What to produce » From the listing below, restate word for word the lines from the line containing "Clone this chart in seaborn and matplotlib." down through the line containing "plt.rcParams['font.family'] = ['Liberation". Exclude pictures.

------------------------------------------------------------

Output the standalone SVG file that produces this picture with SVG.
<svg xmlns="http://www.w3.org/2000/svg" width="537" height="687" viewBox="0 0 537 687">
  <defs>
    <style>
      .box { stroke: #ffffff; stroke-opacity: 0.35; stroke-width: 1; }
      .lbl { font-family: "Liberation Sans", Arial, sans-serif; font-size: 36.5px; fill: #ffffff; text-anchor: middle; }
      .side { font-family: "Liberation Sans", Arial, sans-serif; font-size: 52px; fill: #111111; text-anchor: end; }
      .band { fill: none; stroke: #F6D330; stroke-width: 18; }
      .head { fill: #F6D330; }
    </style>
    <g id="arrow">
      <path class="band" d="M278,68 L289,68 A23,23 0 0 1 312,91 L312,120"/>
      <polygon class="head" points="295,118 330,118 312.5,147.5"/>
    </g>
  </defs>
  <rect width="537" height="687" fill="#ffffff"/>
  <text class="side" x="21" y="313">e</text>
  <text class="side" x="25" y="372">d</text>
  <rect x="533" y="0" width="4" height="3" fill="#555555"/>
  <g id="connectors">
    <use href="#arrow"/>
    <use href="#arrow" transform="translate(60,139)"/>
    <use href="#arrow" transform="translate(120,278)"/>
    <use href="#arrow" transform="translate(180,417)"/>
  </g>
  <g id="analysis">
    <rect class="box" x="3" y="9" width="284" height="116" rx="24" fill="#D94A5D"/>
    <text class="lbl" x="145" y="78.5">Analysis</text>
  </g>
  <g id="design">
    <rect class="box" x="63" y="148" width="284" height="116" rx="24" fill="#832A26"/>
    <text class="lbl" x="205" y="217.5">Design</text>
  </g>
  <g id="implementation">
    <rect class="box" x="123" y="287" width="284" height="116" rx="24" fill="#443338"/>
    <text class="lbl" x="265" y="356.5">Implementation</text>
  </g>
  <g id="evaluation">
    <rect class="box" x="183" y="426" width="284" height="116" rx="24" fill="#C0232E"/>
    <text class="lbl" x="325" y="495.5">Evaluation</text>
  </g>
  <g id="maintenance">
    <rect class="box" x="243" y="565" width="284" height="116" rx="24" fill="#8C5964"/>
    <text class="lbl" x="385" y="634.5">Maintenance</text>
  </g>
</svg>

------------------------------------------------------------

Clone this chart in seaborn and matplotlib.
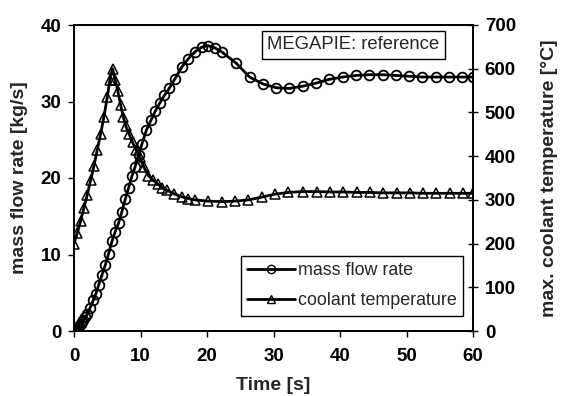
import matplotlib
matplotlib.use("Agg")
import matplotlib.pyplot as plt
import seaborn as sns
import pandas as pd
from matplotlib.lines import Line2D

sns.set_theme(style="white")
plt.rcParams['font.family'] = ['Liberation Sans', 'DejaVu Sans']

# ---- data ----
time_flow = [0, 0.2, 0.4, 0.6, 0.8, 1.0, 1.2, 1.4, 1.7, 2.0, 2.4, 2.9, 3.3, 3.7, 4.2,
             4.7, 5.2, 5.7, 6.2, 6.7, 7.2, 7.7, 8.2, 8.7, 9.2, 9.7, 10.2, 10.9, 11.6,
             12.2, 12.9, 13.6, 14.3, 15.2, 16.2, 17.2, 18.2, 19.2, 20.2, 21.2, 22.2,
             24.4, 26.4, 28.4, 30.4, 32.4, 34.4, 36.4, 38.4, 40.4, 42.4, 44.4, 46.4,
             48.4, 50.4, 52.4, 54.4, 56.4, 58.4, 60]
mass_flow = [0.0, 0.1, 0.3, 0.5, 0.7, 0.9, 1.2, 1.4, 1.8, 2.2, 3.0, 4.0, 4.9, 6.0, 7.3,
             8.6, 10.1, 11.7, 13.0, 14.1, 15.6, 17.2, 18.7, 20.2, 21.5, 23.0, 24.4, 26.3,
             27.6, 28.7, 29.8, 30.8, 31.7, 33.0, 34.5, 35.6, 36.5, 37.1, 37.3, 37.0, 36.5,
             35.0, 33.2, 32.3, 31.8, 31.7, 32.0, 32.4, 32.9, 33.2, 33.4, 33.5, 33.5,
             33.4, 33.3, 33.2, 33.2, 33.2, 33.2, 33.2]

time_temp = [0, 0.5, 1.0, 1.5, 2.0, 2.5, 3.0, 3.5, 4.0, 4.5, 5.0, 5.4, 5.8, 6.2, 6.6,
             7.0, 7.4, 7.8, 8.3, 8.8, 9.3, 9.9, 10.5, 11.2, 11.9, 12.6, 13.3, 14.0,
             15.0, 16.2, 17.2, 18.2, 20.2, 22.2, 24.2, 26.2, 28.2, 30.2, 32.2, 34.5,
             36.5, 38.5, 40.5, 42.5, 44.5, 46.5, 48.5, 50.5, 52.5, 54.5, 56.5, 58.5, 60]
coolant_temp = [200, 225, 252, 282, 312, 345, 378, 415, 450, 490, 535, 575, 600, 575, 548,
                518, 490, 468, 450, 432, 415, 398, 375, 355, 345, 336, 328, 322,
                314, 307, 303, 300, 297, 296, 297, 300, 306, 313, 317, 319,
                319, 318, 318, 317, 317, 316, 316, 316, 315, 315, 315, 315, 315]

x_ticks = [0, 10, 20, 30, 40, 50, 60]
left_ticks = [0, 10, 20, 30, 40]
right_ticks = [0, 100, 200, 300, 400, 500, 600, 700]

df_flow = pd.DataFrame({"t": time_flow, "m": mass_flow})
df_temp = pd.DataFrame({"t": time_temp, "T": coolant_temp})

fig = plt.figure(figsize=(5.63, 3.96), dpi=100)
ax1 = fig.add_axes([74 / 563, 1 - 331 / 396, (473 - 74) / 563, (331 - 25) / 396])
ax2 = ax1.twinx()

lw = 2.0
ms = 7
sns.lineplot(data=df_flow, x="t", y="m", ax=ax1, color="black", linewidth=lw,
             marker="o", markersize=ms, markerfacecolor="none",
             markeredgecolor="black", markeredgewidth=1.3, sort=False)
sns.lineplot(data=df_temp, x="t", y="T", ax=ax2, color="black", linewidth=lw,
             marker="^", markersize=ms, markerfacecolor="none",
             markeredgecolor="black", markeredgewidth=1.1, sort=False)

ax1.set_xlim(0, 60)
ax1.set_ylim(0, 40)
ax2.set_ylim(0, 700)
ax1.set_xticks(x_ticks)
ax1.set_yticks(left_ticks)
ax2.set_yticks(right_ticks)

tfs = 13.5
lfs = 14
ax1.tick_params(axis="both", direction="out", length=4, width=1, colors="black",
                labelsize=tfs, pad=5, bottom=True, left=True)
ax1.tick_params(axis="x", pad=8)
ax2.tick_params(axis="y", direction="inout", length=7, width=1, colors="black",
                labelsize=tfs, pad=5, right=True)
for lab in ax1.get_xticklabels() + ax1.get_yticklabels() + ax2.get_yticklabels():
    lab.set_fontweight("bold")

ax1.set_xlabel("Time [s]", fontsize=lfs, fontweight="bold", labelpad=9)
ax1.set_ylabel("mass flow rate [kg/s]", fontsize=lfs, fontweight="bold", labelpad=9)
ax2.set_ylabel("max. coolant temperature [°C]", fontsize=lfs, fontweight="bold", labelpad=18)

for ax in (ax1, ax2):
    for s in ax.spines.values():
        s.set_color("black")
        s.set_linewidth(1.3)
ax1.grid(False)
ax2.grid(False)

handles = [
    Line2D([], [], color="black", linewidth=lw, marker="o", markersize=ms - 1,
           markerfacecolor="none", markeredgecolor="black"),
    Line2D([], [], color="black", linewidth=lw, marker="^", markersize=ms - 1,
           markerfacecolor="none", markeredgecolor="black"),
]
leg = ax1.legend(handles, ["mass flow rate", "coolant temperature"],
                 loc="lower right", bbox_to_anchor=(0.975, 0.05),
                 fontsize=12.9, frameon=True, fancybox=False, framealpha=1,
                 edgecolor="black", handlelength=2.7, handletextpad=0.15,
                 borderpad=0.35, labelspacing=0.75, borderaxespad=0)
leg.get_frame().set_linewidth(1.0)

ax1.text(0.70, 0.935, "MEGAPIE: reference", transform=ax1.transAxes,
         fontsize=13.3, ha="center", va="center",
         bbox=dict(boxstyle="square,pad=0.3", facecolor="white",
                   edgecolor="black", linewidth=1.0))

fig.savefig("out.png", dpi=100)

------------------------------------------------------------

Response »
Clone this chart in seaborn and matplotlib.
import matplotlib
matplotlib.use("Agg")
import matplotlib.pyplot as plt
import seaborn as sns
import pandas as pd
from matplotlib.lines import Line2D

sns.set_theme(style="white")
plt.rcParams['font.family'] = ['Liberation Sans', 'DejaVu Sans']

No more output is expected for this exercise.